What is cyberbullying?
Cyberbullying is the intentional or repeated abuse, harassment and maltreatment of someone through electronic and online channels – be it digital gadgets, the internet or social media. Also known as cyber-harassment, it is becoming increasingly targeted at young adults and children.
It includes many various forms of malicious behaviour such as negative comments, threats of divulging personal information, trolling and stalking.
The role of social media
It is no surprise that the age of social media has taken over the lives of everyone. Young adults and children spend a larger chunk of their free time on platforms, such as TikTok, Snapchat and Instagram.
Expectedly, there has been an unprecedented surge in cyberbullying targeting this region of young people and children who have a propensity to reveal personal and sensitive information to online pals, friends and strangers without caution. These information include age and birthdays, financial details of their parents, address/locations, contact details, daily routines and itineraries.

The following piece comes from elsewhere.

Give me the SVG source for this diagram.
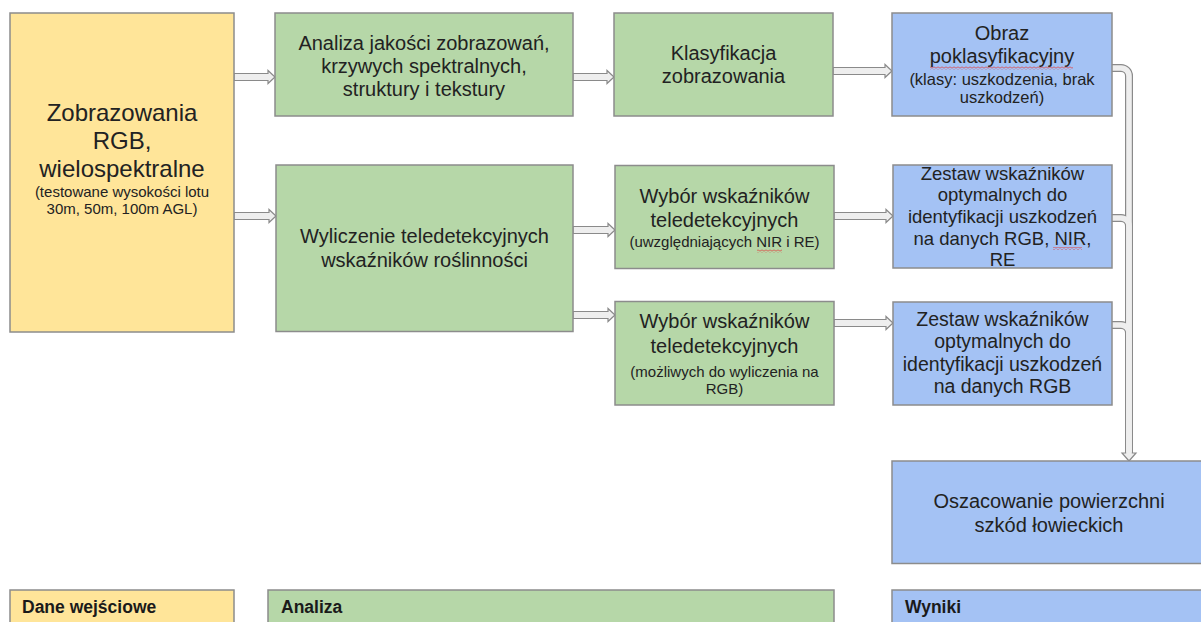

How can parents protect their children?
Since cyberbullying mostly occurs in the online space, parents and teachers may have some difficulty being in the know and remedying the situation, however, there are pre-emptive countermeasures that protect children and young adults from the risks of exposure to cyber-harassments.
Let your kids know the sensitivity of private information which once published may never be retracted or erased. Also, put them through on how to activate privacy and security settings on their computers, phones, browsers and their social media accounts.
This goes hand-in-hand with supervising the time they spend online and which sites and content they love to visit and consume more. That puts parents on top of their children’s activities on the internet and allows for proactive protection from all forms of threats.
Encourage the children to talk about issues they may encounter in their online spaces, because children being targeted feel powerless, humiliated and there may be visible decline in their academic performances. The embarrassment often times makes them not want to talk about it. An atmosphere of trust and confidence is vital to get children to open up.
It is also very important to educate them about empathy and why they should never cyberbully anyone else and jump on the bandwagon of spreading mischievous news and negative information that is targeted at people they know, or even complete strangers on the internet. Let them also understand it is unacceptable to invade people’s privacy, go through other people’s phones and sneak into other people’s online space.
Another proactive measure is to be aware of subtle or sudden changes and mood swings in the behaviour of your children. It could be a sign they are feeling threatened. Consult their teachers, counsellors and other experts on the subject.